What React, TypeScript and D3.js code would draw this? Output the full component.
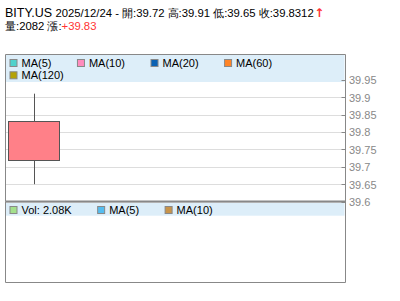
import React, { useEffect, useRef } from "react";
import * as d3 from "d3";

const symbol = "BITY.US";
const dates = ["2025/12/24"];
const opens = [39.72];
const highs = [39.91];
const lows = [39.65];
const closes = [39.8312];
const volumes = [2082];
const changeLabel = "+39.83";
const yTicks = [39.6, 39.65, 39.7, 39.75, 39.8, 39.85, 39.9, 39.95];
const mainLegend = ["MA(5)", "MA(10)", "MA(20)", "MA(60)", "MA(120)"];
const mainLegendColors = ["#4fd2cc", "#ff8cbe", "#0a62b4", "#ff8426", "#b4a204"];
const volLegend = ["Vol: 2.08K", "MA(5)", "MA(10)"];
const volLegendColors = ["#a3e08c", "#55bdf0", "#c8944a"];

const FONT = "'Liberation Sans', Arial, sans-serif";

export default function App() {
  const ref = useRef<SVGSVGElement | null>(null);

  useEffect(() => {
    const svg = d3.select(ref.current);
    svg.selectAll("*").remove();
    const left = 5.5, right = 345.5, top = 54.5, mainBottom = 201.5, volBottom = 282.5;

    const y = d3.scaleLinear().domain([39.6, 40.024]).range([201.6, 54]);
    const x = d3.scaleBand<string>()
      .domain(dates)
      .range([left, left + (right - left) / 6])
      .paddingInner(0.1)
      .paddingOuter(0.05);

    // title
    const t1 = svg.append("text").attr("x", 5).attr("y", 17).attr("font-family", FONT).attr("fill", "#000");
    t1.append("tspan").attr("font-size", 12.5).text(symbol + " ");
    t1.append("tspan").attr("font-size", 11.3)
      .text(`${dates[0]} - 開:${opens[0]} 高:${highs[0]} 低:${lows[0]} 收:${closes[0]}`);
    t1.append("tspan").attr("font-family", "'DejaVu Sans', sans-serif").attr("font-size", 12)
      .attr("font-weight", "bold").attr("fill", "#ff3333").attr("dx", 0.5).text("↑");
    const t2 = svg.append("text").attr("x", 5).attr("y", 30).attr("font-family", FONT).attr("font-size", 11.3).attr("fill", "#000");
    t2.append("tspan").text(`量:${volumes[0]} 漲:`);
    t2.append("tspan").attr("fill", "#ff3333").text(changeLabel);

    // gridlines
    svg.append("g").selectAll("line").data(yTicks).join("line")
      .attr("x1", left).attr("x2", right)
      .attr("y1", d => Math.round(y(d)) + 0.5).attr("y2", d => Math.round(y(d)) + 0.5)
      .attr("stroke", "#dddddd");

    // legend backgrounds
    svg.append("rect").attr("x", left + 0.5).attr("y", top + 0.5).attr("width", right - left - 1.5).attr("height", 27)
      .attr("fill", "#ddeef9");
    svg.append("rect").attr("x", left + 0.5).attr("y", 203).attr("width", right - left - 1.5).attr("height", 12.7)
      .attr("fill", "#ddeef9");

    const drawLegend = (items: string[], colors: string[], sqTop: number, baseline: number) => {
      let cx = 9.5, row = 0;
      const rowH = 12.3;
      items.forEach((label, i) => {
        const tmp = svg.append("text").attr("font-family", FONT).attr("font-size", 11).text(label);
        const w = (tmp.node() as SVGTextElement).getComputedTextLength();
        tmp.remove();
        if (cx + 12 + w > right - 2) { row++; cx = 9.5; }
        const oy = row * rowH;
        svg.append("rect").attr("x", cx + 0.5).attr("y", sqTop + oy + 0.5).attr("width", 7).attr("height", 7)
          .attr("fill", colors[i]).attr("stroke", "#888");
        svg.append("text").attr("x", cx + 12).attr("y", baseline + oy)
          .attr("font-family", FONT).attr("font-size", 11).attr("fill", "#000").text(label);
        cx = cx + 12 + w + 25.5;
      });
    };
    drawLegend(mainLegend, mainLegendColors, 59, 67);
    drawLegend(volLegend, volLegendColors, 206, 214);

    // ticks + labels
    svg.append("g").selectAll("line").data(yTicks).join("line")
      .attr("x1", right - 4).attr("x2", right)
      .attr("y1", d => Math.round(y(d)) + 0.5).attr("y2", d => Math.round(y(d)) + 0.5)
      .attr("stroke", "#888");
    svg.append("g").selectAll("text").data(yTicks).join("text")
      .attr("x", right + 3.5).attr("y", d => y(d) + 4.5)
      .attr("font-family", FONT).attr("font-size", 11).attr("fill", "#888")
      .text(d => String(d));

    // candles
    const g = svg.append("g");
    dates.forEach((d, i) => {
      const cxm = (x(d) as number) + x.bandwidth() / 2;
      g.append("line").attr("x1", Math.round(cxm) + 0.5).attr("x2", Math.round(cxm) + 0.5)
        .attr("y1", y(highs[i])).attr("y2", y(lows[i])).attr("stroke", "#555");
      const yTop = y(Math.max(opens[i], closes[i]));
      const yBot = y(Math.min(opens[i], closes[i]));
      g.append("rect").attr("x", Math.round(x(d) as number) + 0.5).attr("y", Math.round(yTop) + 0.5)
        .attr("width", Math.round(x.bandwidth())).attr("height", Math.round(yBot - yTop))
        .attr("fill", closes[i] >= opens[i] ? "#ff8088" : "#66cc66").attr("stroke", "#555");
    });

    // frames
    svg.append("path")
      .attr("d", `M${left},${mainBottom}V${top}H${right}V${volBottom}H${left}V${mainBottom}`)
      .attr("fill", "none").attr("stroke", "#888");
    svg.append("line").attr("x1", left).attr("x2", right).attr("y1", 201.5).attr("y2", 201.5)
      .attr("stroke", "#888").attr("stroke-width", 2);
  }, []);

  return (
    <svg ref={ref} width={400} height={301}
      style={{ position: "absolute", left: 0, top: 0, background: "#fff" }} />
  );
}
◇ ◇ ◇ ◇ ◇
- [What this task involves]
Reproduce exactly the run of lines that opens the listing and closes with the line holding "import * as". Pictures are excluded.

- [Result of this task]
What React, TypeScript and D3.js code would draw this? Output the full component.
import React, { useEffect, useRef } from "react";
import * as d3 from "d3";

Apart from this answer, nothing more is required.